GOAL OF THE EXERCISE
Output the line that holds "Convert this chart to seaborn", the line that holds "YEARS = list(range(2004, 2018))", and every line between them, exactly, but none of the pictures.

Records from a data collection:
::::::::

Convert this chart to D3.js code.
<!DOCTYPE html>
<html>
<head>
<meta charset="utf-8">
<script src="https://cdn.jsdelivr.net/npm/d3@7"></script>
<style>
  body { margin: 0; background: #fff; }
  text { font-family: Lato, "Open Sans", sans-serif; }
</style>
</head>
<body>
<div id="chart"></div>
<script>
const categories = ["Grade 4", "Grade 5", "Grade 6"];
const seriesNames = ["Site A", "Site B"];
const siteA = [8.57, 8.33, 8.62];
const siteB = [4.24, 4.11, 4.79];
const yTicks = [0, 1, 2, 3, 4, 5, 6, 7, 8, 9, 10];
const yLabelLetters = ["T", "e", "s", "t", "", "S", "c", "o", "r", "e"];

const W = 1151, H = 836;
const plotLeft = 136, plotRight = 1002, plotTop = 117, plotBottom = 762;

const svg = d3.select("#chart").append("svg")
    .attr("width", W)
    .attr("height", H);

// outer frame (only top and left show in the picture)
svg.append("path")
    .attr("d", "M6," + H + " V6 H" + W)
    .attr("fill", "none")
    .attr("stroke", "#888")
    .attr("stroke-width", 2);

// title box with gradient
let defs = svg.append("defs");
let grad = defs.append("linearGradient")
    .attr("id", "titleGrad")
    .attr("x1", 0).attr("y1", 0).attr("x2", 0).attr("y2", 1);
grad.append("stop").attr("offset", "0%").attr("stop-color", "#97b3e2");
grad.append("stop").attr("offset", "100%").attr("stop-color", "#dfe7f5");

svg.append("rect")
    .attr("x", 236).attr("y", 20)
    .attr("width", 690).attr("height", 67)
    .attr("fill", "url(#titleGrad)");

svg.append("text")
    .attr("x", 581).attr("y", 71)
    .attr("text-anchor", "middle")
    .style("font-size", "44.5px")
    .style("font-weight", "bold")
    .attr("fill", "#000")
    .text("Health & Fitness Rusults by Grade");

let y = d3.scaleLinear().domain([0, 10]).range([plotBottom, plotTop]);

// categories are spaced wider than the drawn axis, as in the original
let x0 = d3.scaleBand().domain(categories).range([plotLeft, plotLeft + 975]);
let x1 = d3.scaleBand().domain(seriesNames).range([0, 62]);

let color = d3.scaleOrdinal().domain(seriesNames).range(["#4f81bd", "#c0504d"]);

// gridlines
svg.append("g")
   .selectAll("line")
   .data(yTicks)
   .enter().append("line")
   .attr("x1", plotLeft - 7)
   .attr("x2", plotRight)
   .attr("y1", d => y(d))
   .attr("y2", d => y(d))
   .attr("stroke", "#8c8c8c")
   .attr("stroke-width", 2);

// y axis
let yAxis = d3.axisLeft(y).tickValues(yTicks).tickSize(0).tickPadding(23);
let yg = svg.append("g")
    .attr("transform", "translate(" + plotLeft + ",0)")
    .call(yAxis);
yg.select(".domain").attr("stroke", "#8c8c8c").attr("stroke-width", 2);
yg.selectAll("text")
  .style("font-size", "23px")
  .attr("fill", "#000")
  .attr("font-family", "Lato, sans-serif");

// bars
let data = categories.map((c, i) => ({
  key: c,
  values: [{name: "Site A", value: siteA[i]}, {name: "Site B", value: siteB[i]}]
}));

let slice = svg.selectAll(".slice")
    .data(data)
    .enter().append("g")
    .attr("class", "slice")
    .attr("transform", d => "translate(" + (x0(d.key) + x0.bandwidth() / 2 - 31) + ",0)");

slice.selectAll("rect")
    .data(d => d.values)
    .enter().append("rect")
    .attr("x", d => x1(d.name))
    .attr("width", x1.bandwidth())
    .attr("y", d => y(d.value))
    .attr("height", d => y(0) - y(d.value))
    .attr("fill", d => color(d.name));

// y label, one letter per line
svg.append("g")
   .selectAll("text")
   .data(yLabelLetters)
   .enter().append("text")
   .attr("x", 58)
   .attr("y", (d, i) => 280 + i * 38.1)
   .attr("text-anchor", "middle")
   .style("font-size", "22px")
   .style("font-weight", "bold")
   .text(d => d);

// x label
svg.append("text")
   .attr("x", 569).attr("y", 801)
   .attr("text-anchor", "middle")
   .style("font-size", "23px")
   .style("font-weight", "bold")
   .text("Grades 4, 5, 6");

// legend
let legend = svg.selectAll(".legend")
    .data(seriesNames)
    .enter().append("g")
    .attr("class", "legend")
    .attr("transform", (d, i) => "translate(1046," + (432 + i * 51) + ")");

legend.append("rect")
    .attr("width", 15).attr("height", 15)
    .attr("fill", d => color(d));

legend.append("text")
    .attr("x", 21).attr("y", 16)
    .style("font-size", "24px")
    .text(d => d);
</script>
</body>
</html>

::::::::

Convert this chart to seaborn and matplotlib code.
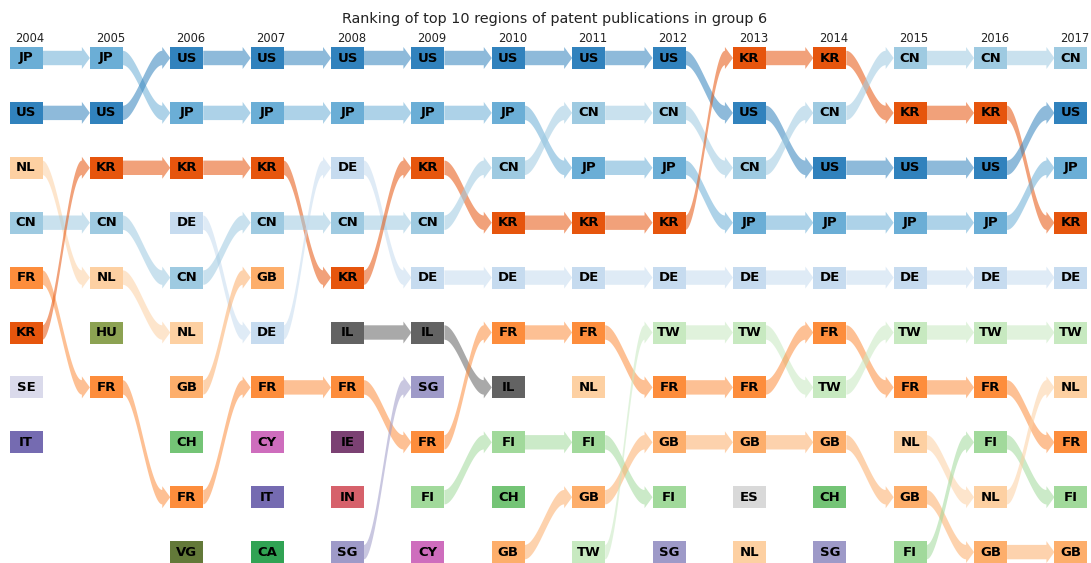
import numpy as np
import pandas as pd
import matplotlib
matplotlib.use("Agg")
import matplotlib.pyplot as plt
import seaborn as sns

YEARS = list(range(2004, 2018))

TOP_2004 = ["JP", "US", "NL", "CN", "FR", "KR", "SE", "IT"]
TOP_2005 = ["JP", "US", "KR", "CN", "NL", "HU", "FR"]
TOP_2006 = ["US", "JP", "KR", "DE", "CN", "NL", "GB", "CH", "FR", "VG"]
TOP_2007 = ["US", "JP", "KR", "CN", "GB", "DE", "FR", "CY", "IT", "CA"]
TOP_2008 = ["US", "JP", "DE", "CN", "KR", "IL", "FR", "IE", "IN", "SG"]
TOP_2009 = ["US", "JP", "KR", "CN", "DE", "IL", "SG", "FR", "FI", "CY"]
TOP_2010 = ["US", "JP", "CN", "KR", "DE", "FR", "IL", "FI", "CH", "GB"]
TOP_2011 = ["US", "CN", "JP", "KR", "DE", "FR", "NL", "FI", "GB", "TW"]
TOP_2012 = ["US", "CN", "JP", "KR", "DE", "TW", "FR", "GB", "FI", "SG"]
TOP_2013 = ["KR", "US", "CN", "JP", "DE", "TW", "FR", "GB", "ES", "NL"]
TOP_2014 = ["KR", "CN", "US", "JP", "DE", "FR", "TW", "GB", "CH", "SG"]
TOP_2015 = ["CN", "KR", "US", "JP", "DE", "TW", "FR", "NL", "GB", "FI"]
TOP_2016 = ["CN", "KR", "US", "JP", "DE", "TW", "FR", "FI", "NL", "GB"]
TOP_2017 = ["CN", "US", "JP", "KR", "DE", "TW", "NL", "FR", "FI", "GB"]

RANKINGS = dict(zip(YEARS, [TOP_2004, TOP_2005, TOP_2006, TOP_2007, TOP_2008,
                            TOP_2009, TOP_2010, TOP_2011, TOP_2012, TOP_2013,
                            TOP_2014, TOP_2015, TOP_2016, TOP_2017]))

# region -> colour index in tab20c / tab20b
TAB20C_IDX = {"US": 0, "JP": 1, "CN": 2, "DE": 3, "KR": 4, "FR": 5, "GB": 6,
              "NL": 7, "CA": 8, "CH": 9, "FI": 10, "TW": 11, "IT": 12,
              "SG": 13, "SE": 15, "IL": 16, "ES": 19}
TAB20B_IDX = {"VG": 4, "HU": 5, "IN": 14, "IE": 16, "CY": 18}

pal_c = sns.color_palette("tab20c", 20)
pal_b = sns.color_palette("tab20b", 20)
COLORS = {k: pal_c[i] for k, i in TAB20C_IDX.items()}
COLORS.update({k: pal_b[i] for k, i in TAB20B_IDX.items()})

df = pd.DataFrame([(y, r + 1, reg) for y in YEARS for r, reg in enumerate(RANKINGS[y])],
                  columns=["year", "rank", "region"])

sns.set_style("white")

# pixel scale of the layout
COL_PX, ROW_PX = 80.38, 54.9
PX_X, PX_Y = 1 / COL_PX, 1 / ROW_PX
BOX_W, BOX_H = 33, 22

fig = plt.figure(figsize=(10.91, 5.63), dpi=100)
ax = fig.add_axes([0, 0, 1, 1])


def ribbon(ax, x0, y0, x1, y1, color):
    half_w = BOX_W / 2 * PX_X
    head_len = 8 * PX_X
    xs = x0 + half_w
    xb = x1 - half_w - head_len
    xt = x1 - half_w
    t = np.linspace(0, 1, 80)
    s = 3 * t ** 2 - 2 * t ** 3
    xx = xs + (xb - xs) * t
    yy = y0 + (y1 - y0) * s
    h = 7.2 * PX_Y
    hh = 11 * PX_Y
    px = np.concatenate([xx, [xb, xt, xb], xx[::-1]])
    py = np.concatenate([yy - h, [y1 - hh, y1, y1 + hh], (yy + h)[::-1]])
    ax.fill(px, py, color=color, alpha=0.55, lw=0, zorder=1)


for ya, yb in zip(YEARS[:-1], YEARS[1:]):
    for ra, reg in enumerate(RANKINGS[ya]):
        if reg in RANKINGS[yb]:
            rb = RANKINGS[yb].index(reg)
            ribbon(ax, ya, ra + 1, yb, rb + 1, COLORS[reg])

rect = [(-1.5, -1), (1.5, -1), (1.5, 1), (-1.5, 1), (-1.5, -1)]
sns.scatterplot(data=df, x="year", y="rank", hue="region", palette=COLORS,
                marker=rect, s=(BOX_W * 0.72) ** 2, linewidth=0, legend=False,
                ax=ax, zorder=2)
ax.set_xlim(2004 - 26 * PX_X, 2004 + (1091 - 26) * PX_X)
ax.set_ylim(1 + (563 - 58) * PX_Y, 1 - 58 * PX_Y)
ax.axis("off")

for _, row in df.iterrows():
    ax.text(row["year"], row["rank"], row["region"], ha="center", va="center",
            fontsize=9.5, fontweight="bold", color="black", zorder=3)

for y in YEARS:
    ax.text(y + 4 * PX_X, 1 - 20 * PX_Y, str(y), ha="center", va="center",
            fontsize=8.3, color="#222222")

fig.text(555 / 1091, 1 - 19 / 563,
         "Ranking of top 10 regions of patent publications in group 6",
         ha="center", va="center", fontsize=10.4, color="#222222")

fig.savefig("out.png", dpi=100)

::::::::

WRITTEN ANSWER
Convert this chart to seaborn and matplotlib code.
import numpy as np
import pandas as pd
import matplotlib
matplotlib.use("Agg")
import matplotlib.pyplot as plt
import seaborn as sns

YEARS = list(range(2004, 2018))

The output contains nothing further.